This paper introduces a novel representation for actions in videos as transformations that change the state of the environment from what it was before the action (precondition) to what it will be after it (effect).
The model utilizes a Siamese architecture with each head having convolutional and fully-connected layers (similar to VGG16). Each head extracts features for a subset of video frames (precondition or effect) that are aggregated by average pooling and followed by a fully-connected layer.
The precondition frames are indexed from 1 to z_p and the effect frames from z_e to t. Both z_p and z_e are latent variables, constrained to be from [1/3t, 1/2t] and [1/2t, 2/3t] respectively and estimated via brute force search during training.
The action is represented as a linear transformation between the final fully-connected layers of the two heads. For n action categories, the transformation layer has n transformation matrices.
The model is trained with a contrastive loss function to 1) maximize cosine similarity between the effect embedding and the transformed precondition embedding, and 2) maximize distance for incorrect transformations if greater than a chosen margin.
50 keywords, 43 classes, ~500 YouTube videos per keyword.

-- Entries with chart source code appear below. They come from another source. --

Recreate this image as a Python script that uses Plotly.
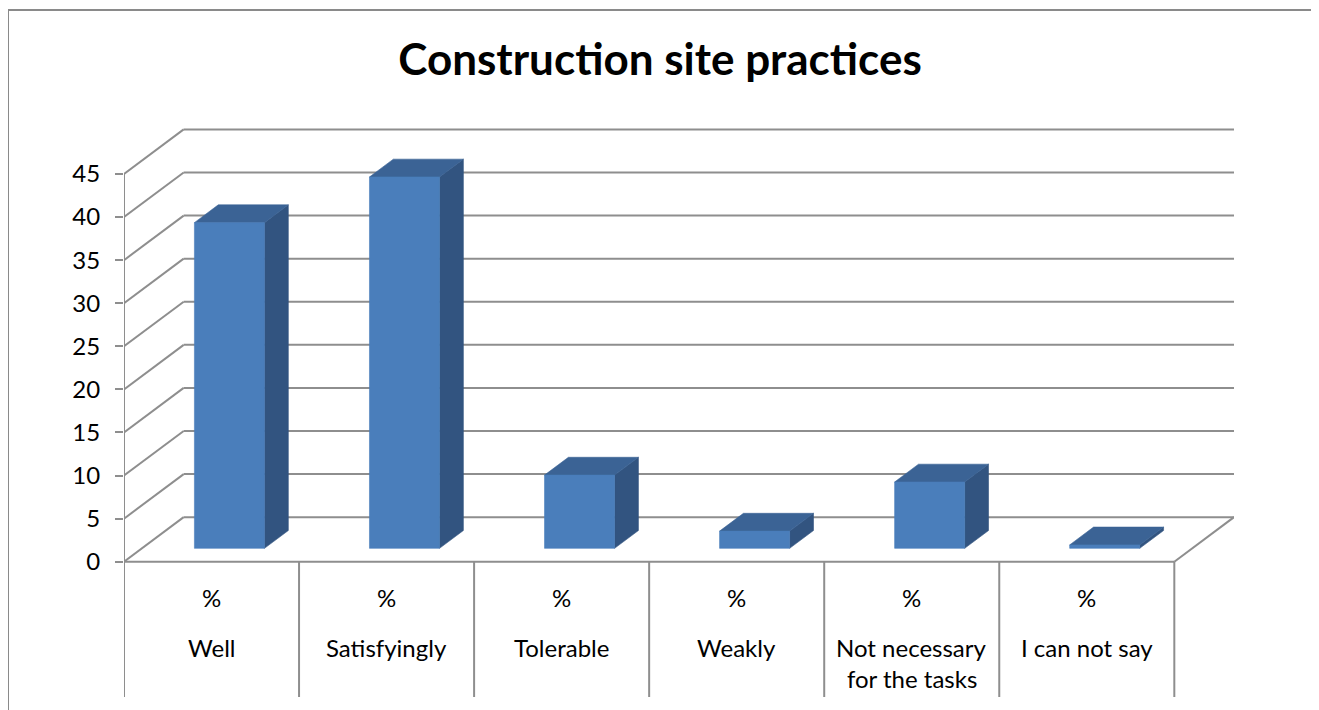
import plotly.graph_objects as go

# ---------------- data ----------------
categories = ["Well", "Satisfyingly", "Tolerable", "Weakly",
              "Not necessary<br>for the tasks", "I can not say"]
unit_labels = ["%", "%", "%", "%", "%", "%"]
values = [37.8, 43.1, 8.5, 2.0, 7.7, 0.4]
tick_values = [0, 5, 10, 15, 20, 25, 30, 35, 40, 45]
title_text = "Construction site practices"

# ---------------- styling / geometry ----------------
FONT = "Lato"
GRID = "#8E8E8E"
FRONT = "#4A7EBB"
TOP = "#3B6395"
SIDE = "#325480"
DX = 0.341          # depth offset in category units
DY = 5.17           # depth offset in value units
BAR_W = 0.4
D0, D1 = 0.3, 0.7   # bar depth span (fraction of floor depth)
Y_TOP = 50.45
Y_BOTTOM = -15.7
N = len(categories)
X_LEFT = -0.5
X_RIGHT = N - 0.5

OFF = 8             # page body margin
W, H = 1319 - OFF, 710 - OFF
ML, MR, MT, MB = 124 - OFF, 85, 127 - OFF, 13

fig = go.Figure()
shapes = []


def line(x0, y0, x1, y1, width=2):
    shapes.append(dict(type="line", xref="x", yref="y", x0=x0, y0=y0, x1=x1, y1=y1,
                       line=dict(color=GRID, width=width), layer="below"))


# back wall + side wall grid
top_tick = max(tick_values)
for t in tick_values:
    line(X_LEFT + DX, t + DY, X_RIGHT + DX, t + DY)
    line(X_LEFT, t, X_LEFT + DX, t + DY)
# floor front edge and right diagonal
line(X_LEFT, 0, X_RIGHT, 0)
line(X_RIGHT, 0, X_RIGHT + DX, DY)
# front vertical axis line
line(X_LEFT, top_tick, X_LEFT, Y_BOTTOM)
# category divider lines
for k in range(1, N + 1):
    line(X_LEFT + k, 0, X_LEFT + k, Y_BOTTOM)

# bars as filled polygons
for i, v in enumerate(values):
    xl = i - BAR_W / 2
    xr = i + BAR_W / 2
    fx = [xl + D0 * DX, xr + D0 * DX, xr + D0 * DX, xl + D0 * DX, xl + D0 * DX]
    fy = [D0 * DY, D0 * DY, v + D0 * DY, v + D0 * DY, D0 * DY]
    sx = [xr + D0 * DX, xr + D1 * DX, xr + D1 * DX, xr + D0 * DX, xr + D0 * DX]
    sy = [D0 * DY, D1 * DY, v + D1 * DY, v + D0 * DY, D0 * DY]
    tx = [xl + D0 * DX, xr + D0 * DX, xr + D1 * DX, xl + D1 * DX, xl + D0 * DX]
    ty = [v + D0 * DY, v + D0 * DY, v + D1 * DY, v + D1 * DY, v + D0 * DY]
    for xs, ys, col in ((sx, sy, SIDE), (tx, ty, TOP), (fx, fy, FRONT)):
        fig.add_trace(go.Scatter(x=xs, y=ys, mode="lines", fill="toself",
                                 fillcolor=col, line=dict(color=col, width=0.6),
                                 hoverinfo="skip", showlegend=False))

# category labels
LABEL_SIZE = 24
annotations = []
for i, (u, c) in enumerate(zip(unit_labels, categories)):
    annotations.append(dict(x=i, y=-4.1, xref="x", yref="y", text=u, showarrow=False,
                            font=dict(family=FONT, size=LABEL_SIZE, color="#000000"),
                            xanchor="center", yanchor="middle"))
    for j, part in enumerate(c.split("<br>")):
        annotations.append(dict(x=i, y=-9.9 - 3.6 * j, xref="x", yref="y", text=part,
                                showarrow=False,
                                font=dict(family=FONT, size=LABEL_SIZE, color="#000000"),
                                xanchor="center", yanchor="middle"))

# outer border (paper coords from figure pixel frame)
pw = W - ML - MR
ph = H - MT - MB


def px_x(p):
    return (p - OFF - ML) / pw


def px_y(p):
    return 1 - (p - OFF - MT) / ph


shapes.append(dict(type="rect", xref="paper", yref="paper",
                   x0=px_x(8), x1=px_x(1313), y0=px_y(716), y1=px_y(10),
                   line=dict(color="#8A8A8A", width=2), layer="below"))

fig.update_layout(
    width=W, height=H,
    margin=dict(l=ML, r=MR, t=MT, b=MB, pad=0),
    paper_bgcolor="white", plot_bgcolor="white",
    title=dict(text="<b>" + title_text + "</b>", xref="container", yref="container",
               x=(660 - OFF) / W, y=1 - (60 - OFF) / H, xanchor="center", yanchor="middle",
               font=dict(family=FONT, size=44, color="#000000")),
    xaxis=dict(range=[X_LEFT, X_RIGHT + DX], visible=False, fixedrange=True),
    yaxis=dict(range=[Y_BOTTOM, Y_TOP], showgrid=False, zeroline=False, showline=False,
               tickvals=tick_values, ticktext=[str(t) for t in tick_values],
               ticks="outside", ticklen=8, tickwidth=2, tickcolor=GRID,
               ticklabelstandoff=10,
               tickfont=dict(family=FONT, size=LABEL_SIZE, color="#000000"), fixedrange=True),
    shapes=shapes,
    annotations=annotations,
    showlegend=False,
)

fig.write_html("out.html")
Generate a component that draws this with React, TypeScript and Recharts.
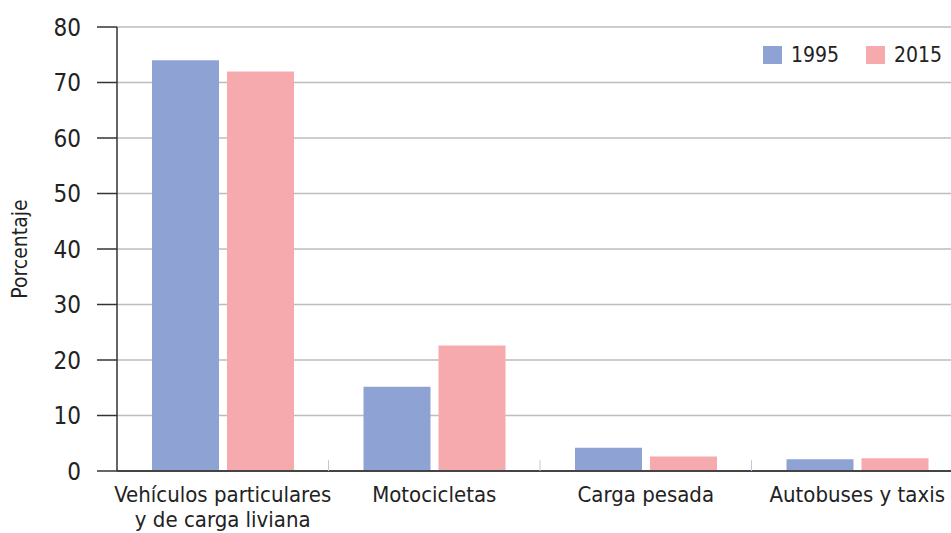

The authors collect the ACT dataset primarily for the task of cross-category generalization (as it doesn't allow models to overfit to contextual information). For example, how would a model learned on "opening a window" generalize to recognize "opening the trunk of the car"? How about generalizing from a model trained on "climbing a cliff" to recognize "climbing a tree"?
The ACT dataset has class and super-class annotations from human workers. Each super-class has different sub-categories which are the same action under different subjects, objects and scenes.
Action recognition on UCF101, HMDB51, ACT.
Cross-category generalization on ACT.
Nearest neighbor: modeling the actions as transformations gives semantically meaningful retrievals that don't just depend on motion and color.
Gradient visualizations (Simonyan et al. 2014): model focuses on changes in scene (human + object) than context.
Embedding retrievals based on transformed precondition embeddings.
Modeling action as a transformation from precondition to effect is a very neat idea.
The exact formulation and supporting experiments and ablation studies are thorough.
Weaknesses / Notes
During inference, the model first extracts features for all frames and then does a brute force search over (y,z_p,z_e) to estimate the action category and segmentation into precondition and effect. For longer sequences, this seems expensive. Although hard decisions aren't differentiable, a soft attention mechanism on z might be feasible and reduce computation to a single forward pass.